Instructions to follow =>
Retype the lines beneath this one, from the first through the line containing "(0,0) rectangle (1398,852);". Pictures are left out.
>>
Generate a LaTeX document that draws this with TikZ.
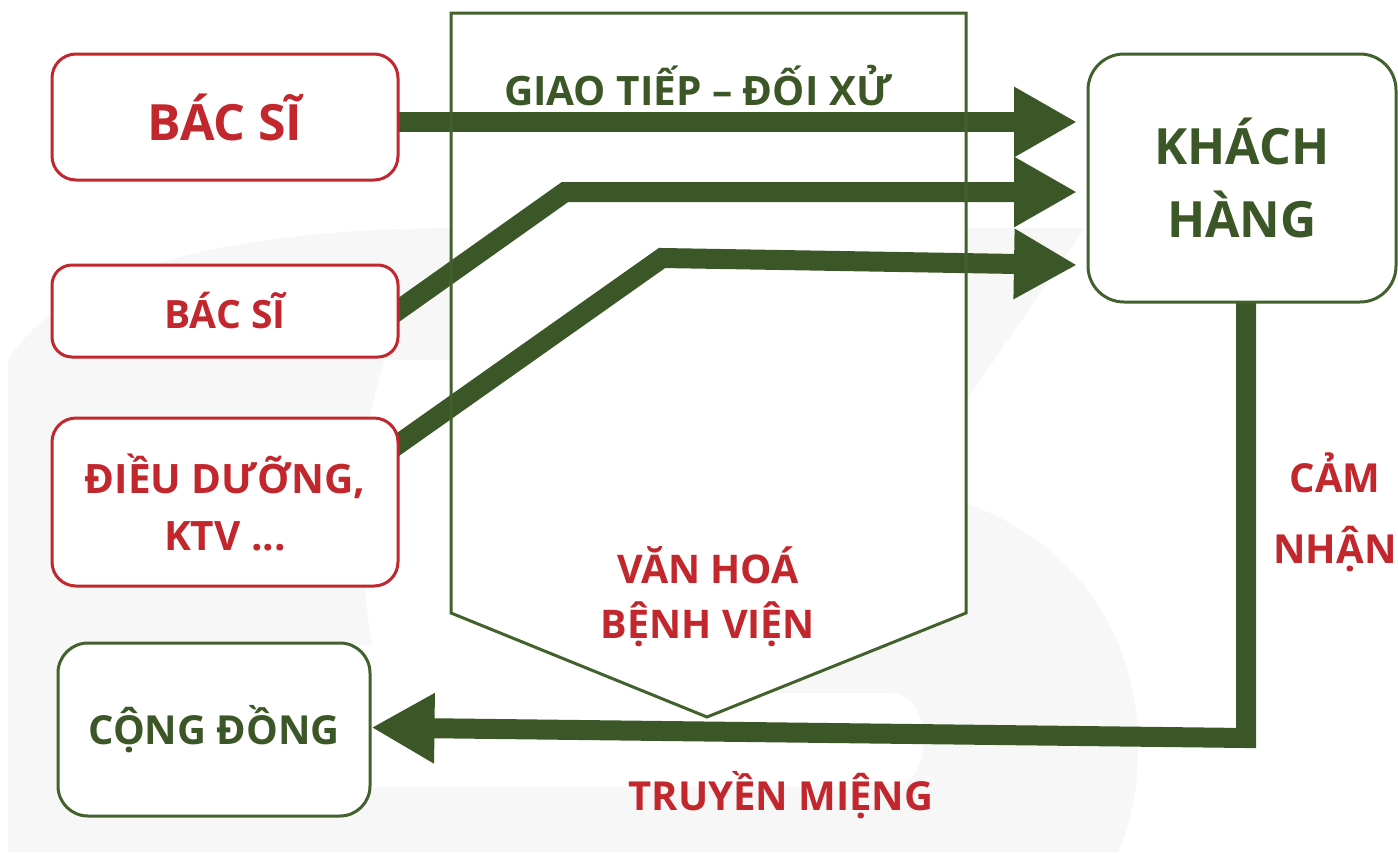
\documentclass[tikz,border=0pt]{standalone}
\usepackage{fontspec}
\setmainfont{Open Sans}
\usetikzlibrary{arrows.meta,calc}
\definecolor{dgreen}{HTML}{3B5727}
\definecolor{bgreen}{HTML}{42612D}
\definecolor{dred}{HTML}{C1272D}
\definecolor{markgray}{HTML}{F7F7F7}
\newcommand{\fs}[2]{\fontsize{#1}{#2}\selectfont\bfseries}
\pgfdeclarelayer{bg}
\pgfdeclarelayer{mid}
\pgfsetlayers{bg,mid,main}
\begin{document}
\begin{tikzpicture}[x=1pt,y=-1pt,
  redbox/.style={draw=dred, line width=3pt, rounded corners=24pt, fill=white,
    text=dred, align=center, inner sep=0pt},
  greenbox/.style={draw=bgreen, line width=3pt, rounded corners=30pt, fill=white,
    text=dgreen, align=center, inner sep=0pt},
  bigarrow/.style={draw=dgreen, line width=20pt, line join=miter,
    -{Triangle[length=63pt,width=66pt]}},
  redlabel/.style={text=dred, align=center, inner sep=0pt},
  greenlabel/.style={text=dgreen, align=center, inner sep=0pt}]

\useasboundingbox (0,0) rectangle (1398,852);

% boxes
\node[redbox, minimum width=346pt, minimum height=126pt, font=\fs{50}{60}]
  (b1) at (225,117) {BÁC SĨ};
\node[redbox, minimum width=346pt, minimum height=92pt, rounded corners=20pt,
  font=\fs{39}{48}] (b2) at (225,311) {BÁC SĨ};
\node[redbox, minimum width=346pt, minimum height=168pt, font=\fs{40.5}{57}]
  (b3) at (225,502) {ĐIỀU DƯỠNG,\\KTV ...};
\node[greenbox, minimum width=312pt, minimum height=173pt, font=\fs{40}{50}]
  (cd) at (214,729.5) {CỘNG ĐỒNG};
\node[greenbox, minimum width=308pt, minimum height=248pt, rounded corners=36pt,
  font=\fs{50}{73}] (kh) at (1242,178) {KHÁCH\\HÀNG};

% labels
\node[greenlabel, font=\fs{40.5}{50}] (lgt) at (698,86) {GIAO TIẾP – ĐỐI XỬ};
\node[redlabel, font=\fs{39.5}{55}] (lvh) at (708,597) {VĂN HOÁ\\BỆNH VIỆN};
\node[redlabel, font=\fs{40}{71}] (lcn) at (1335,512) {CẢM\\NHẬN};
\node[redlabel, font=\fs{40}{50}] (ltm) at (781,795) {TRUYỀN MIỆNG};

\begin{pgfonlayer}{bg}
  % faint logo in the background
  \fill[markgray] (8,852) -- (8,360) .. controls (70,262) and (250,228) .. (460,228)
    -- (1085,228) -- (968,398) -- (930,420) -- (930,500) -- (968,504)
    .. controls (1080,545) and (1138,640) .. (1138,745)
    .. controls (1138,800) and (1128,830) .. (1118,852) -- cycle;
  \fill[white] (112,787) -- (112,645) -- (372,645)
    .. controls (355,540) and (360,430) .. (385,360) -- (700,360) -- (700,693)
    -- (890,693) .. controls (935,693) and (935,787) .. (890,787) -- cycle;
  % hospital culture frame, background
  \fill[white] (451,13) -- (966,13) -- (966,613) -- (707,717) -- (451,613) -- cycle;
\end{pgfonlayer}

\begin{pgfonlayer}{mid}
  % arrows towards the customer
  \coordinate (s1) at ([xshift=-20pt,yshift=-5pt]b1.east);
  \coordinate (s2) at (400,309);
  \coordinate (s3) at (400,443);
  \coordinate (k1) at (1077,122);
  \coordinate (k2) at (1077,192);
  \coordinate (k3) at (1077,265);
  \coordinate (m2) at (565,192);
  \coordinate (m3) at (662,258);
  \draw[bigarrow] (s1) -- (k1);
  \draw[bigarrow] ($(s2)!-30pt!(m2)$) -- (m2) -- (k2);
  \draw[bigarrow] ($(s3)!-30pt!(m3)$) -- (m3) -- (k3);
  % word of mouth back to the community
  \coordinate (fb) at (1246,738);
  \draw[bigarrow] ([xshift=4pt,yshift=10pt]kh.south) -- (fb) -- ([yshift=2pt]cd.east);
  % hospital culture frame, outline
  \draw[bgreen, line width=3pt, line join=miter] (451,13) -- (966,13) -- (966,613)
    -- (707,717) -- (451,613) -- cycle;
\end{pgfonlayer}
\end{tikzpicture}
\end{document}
<<
Solved exercise =>
Generate a LaTeX document that draws this with TikZ.
\documentclass[tikz,border=0pt]{standalone}
\usepackage{fontspec}
\setmainfont{Open Sans}
\usetikzlibrary{arrows.meta,calc}
\definecolor{dgreen}{HTML}{3B5727}
\definecolor{bgreen}{HTML}{42612D}
\definecolor{dred}{HTML}{C1272D}
\definecolor{markgray}{HTML}{F7F7F7}
\newcommand{\fs}[2]{\fontsize{#1}{#2}\selectfont\bfseries}
\pgfdeclarelayer{bg}
\pgfdeclarelayer{mid}
\pgfsetlayers{bg,mid,main}
\begin{document}
\begin{tikzpicture}[x=1pt,y=-1pt,
  redbox/.style={draw=dred, line width=3pt, rounded corners=24pt, fill=white,
    text=dred, align=center, inner sep=0pt},
  greenbox/.style={draw=bgreen, line width=3pt, rounded corners=30pt, fill=white,
    text=dgreen, align=center, inner sep=0pt},
  bigarrow/.style={draw=dgreen, line width=20pt, line join=miter,
    -{Triangle[length=63pt,width=66pt]}},
  redlabel/.style={text=dred, align=center, inner sep=0pt},
  greenlabel/.style={text=dgreen, align=center, inner sep=0pt}]

\useasboundingbox (0,0) rectangle (1398,852);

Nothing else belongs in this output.